Starting with the first line of the listing, quote each line exactly until and including the one with "import seaborn as sns", leaving pictures out.

- _Available data_
────────────────────
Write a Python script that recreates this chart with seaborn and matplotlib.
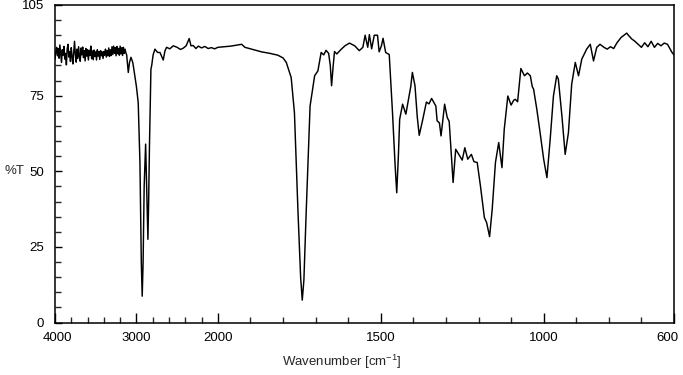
import numpy as np
import pandas as pd
import matplotlib
matplotlib.use("Agg")
import matplotlib.pyplot as plt
from matplotlib.ticker import FixedLocator, NullFormatter
from matplotlib.transforms import ScaledTranslation
import seaborn as sns

# spectrum (wavenumber in cm-1, %T)
# noisy baseline part, 4000-3130 cm-1 in steps of 10
noisy_wn = list(range(4000, 3120, -10))
noisy_T = [
    87.0, 89.5, 91.0, 88.2, 90.6, 87.4, 91.8, 88.9, 86.0, 90.2,
    88.4, 91.3, 87.1, 89.0, 85.2, 90.5, 92.0, 87.8, 89.6, 86.3,
    90.9, 88.0, 85.5, 89.2, 93.0, 88.6, 86.1, 90.4, 87.3, 91.2,
    88.0, 86.4, 90.8, 88.5, 91.1, 87.6, 89.9, 86.5, 90.6, 88.1,
    90.2, 86.8, 90.0, 88.3, 91.4, 87.2, 89.8, 86.9, 90.1, 88.0,
    89.5, 86.8, 90.2, 88.1, 89.6, 87.0, 89.9, 88.2, 89.5, 87.3,
    89.6, 88.4, 90.4, 87.8, 89.9, 88.2, 90.8, 88.0, 90.2, 88.3,
    91.2, 88.6, 91.4, 89.0, 90.9, 88.2, 91.3, 88.9, 90.6, 88.4,
    91.4, 88.8, 90.9, 88.3, 91.0, 89.0, 90.4, 89.2,
]

# rest of the spectrum, 3120-600 cm-1
band_wn = [
    3120, 3100, 3085, 3067, 3045, 3027,
    3000, 2978, 2957, 2940, 2929, 2918, 2905, 2887, 2871, 2859,
    2850, 2840, 2822, 2813, 2795, 2773, 2740, 2711, 2690, 2671,
    2650, 2630, 2590, 2548, 2500, 2460, 2426, 2390, 2352, 2330,
    2303, 2270, 2240, 2200, 2160, 2120, 2080, 2040, 2000, 1960,
    1927, 1917, 1890, 1866, 1840, 1816, 1800, 1790, 1775, 1765,
    1754, 1746, 1741, 1736, 1729, 1717, 1703, 1693, 1683, 1675,
    1668, 1660, 1655, 1651, 1646, 1642, 1635, 1622, 1610, 1596,
    1580, 1566, 1555, 1548, 1540, 1535, 1528, 1520, 1510, 1505,
    1498, 1493, 1485, 1474, 1464, 1456, 1451, 1446, 1442, 1433,
    1423, 1415, 1408, 1403, 1395, 1388, 1382, 1372, 1360, 1352,
    1344, 1331, 1327, 1320, 1315, 1304, 1296, 1290, 1283, 1278,
    1270, 1260, 1250, 1242, 1233, 1222, 1214, 1204, 1194, 1182,
    1175, 1166, 1158, 1148, 1138, 1128, 1121, 1110, 1100, 1092,
    1087, 1080, 1070, 1059, 1050, 1041, 1035, 1031, 1021, 1011,
    1000, 990, 980, 970, 960, 955, 944, 934, 924, 914,
    903, 893, 883, 868, 857, 847, 837, 827, 815, 805,
    795, 785, 775, 762, 745, 740, 730, 720, 710, 700,
    690, 680, 670, 660, 650, 640, 630, 620, 606, 600,
]
band_T = [
    88.5, 82.7, 86.0, 87.7, 86.0, 82.9,
    78.0, 72.7, 52.9, 19.8, 8.7, 20.0, 45.0, 59.0, 41.8, 27.5,
    40.0, 58.4, 83.8, 84.9, 88.5, 90.4, 89.3, 89.3, 88.0, 86.8,
    89.8, 91.0, 90.5, 91.5, 91.0, 90.3, 90.7, 91.5, 93.9, 91.5,
    91.6, 90.6, 91.4, 90.8, 91.3, 90.6, 90.9, 90.5, 91.0, 91.4,
    92.0, 91.0, 90.2, 89.5, 89.0, 88.4, 87.5, 86.0, 81.0, 69.4,
    36.3, 15.0, 7.4, 14.0, 36.3, 71.6, 81.6, 83.2, 89.3, 88.5,
    90.0, 89.0, 85.0, 78.3, 85.0, 89.6, 88.8, 90.3, 91.5, 92.4,
    91.5, 89.9, 91.0, 95.0, 91.0, 95.2, 90.5, 95.0, 95.0, 89.5,
    91.5, 94.0, 89.3, 88.6, 69.4, 52.0, 42.9, 55.0, 67.2, 72.2,
    68.9, 73.8, 78.0, 82.7, 78.3, 68.0, 61.9, 66.7, 72.9, 72.3,
    74.1, 71.6, 66.7, 66.0, 61.7, 72.2, 67.8, 66.5, 55.0, 46.3,
    57.3, 55.5, 53.7, 57.8, 54.0, 55.6, 53.2, 52.9, 45.1, 34.7,
    33.0, 28.4, 37.4, 52.9, 59.5, 51.2, 63.9, 74.9, 71.9, 73.5,
    73.8, 73.0, 84.0, 81.6, 82.5, 81.6, 78.0, 77.2, 70.5, 62.8,
    54.0, 47.9, 60.6, 74.9, 81.6, 80.5, 68.3, 55.6, 62.8, 78.8,
    86.0, 81.6, 87.1, 90.4, 92.0, 86.5, 91.0, 92.0, 91.0, 90.4,
    91.2, 90.6, 92.5, 94.3, 95.7, 95.0, 93.8, 93.0, 92.0, 91.0,
    92.5, 91.2, 93.0, 91.0, 92.3, 91.5, 92.4, 92.0, 89.3, 88.5,
]

x_major = [4000, 3000, 2000, 1500, 1000, 600]
x_minor = [3800, 3600, 3400, 3200, 2800, 2600, 2400, 2200,
           1900, 1800, 1700, 1600, 1400, 1300, 1200, 1100,
           900, 800, 700]
y_major = [0, 25, 50, 75, 105]
y_minor = [5, 10, 15, 20, 30, 35, 40, 45, 55, 60, 65, 70, 80, 85, 90, 95, 100]

df = pd.DataFrame({"wn": noisy_wn + band_wn, "T": noisy_T + band_T})

sns.set_style("ticks")
plt.rcParams["font.family"] = ["Liberation Sans", "DejaVu Sans"]
plt.rcParams["mathtext.fontset"] = "custom"
plt.rcParams["mathtext.rm"] = "Liberation Sans"
plt.rcParams["mathtext.default"] = "regular"

fig = plt.figure(figsize=(6.83, 3.75), dpi=100)
ax = fig.add_axes([0.0805, 0.14, 0.9063, 0.8467])

sns.lineplot(data=df, x="wn", y="T", sort=False, estimator=None,
             color="black", linewidth=1.05, ax=ax)


# wavenumber axis is compressed 4x above 2000 cm-1
def fwd(w):
    w = np.asarray(w, dtype=float)
    return np.where(w > 2000, 2000 + (w - 2000) / 4.0, w)


def inv(u):
    u = np.asarray(u, dtype=float)
    return np.where(u > 2000, 2000 + (u - 2000) * 4.0, u)


ax.set_xscale("function", functions=(fwd, inv))
ax.set_xlim(4000, 600)
ax.set_ylim(0, 105)

ax.xaxis.set_major_locator(FixedLocator(x_major))
ax.xaxis.set_minor_locator(FixedLocator(x_minor))
ax.set_xticklabels([str(v) for v in x_major])
ax.xaxis.set_minor_formatter(NullFormatter())
ax.yaxis.set_major_locator(FixedLocator(y_major))
ax.yaxis.set_minor_locator(FixedLocator(y_minor))
ax.set_yticklabels([str(v) for v in y_major])

ax.tick_params(axis="x", which="major", direction="in", length=7, width=1,
               labelsize=9.5, pad=7, colors="black")
ax.tick_params(axis="y", which="major", direction="in", length=5, width=1,
               labelsize=9.5, pad=8, colors="black")
ax.tick_params(which="minor", direction="in", length=4, width=1)

# keep the end labels inside the figure like the reference
first_lbl = ax.get_xticklabels()[0]
last_lbl = ax.get_xticklabels()[-1]
first_lbl.set_transform(first_lbl.get_transform() + ScaledTranslation(2 / 100, 0, fig.dpi_scale_trans))
last_lbl.set_transform(last_lbl.get_transform() + ScaledTranslation(-7 / 100, 0, fig.dpi_scale_trans))

for s in ax.spines.values():
    s.set_visible(True)
    s.set_linewidth(1.1)
    s.set_color("black")

ax.set_xlabel("Wavenumber [cm$^{-1}$]", fontsize=9.5)
ax.xaxis.set_label_coords(0.463, -0.097)
ax.set_ylabel("%T", fontsize=9.5, rotation=0, ha="center", va="center")
ax.yaxis.set_label_coords(-0.066, 50 / 105)

fig.savefig("out.png", dpi=100)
────────────────────
- _Correct response_
Write a Python script that recreates this chart with seaborn and matplotlib.
import numpy as np
import pandas as pd
import matplotlib
matplotlib.use("Agg")
import matplotlib.pyplot as plt
from matplotlib.ticker import FixedLocator, NullFormatter
from matplotlib.transforms import ScaledTranslation
import seaborn as sns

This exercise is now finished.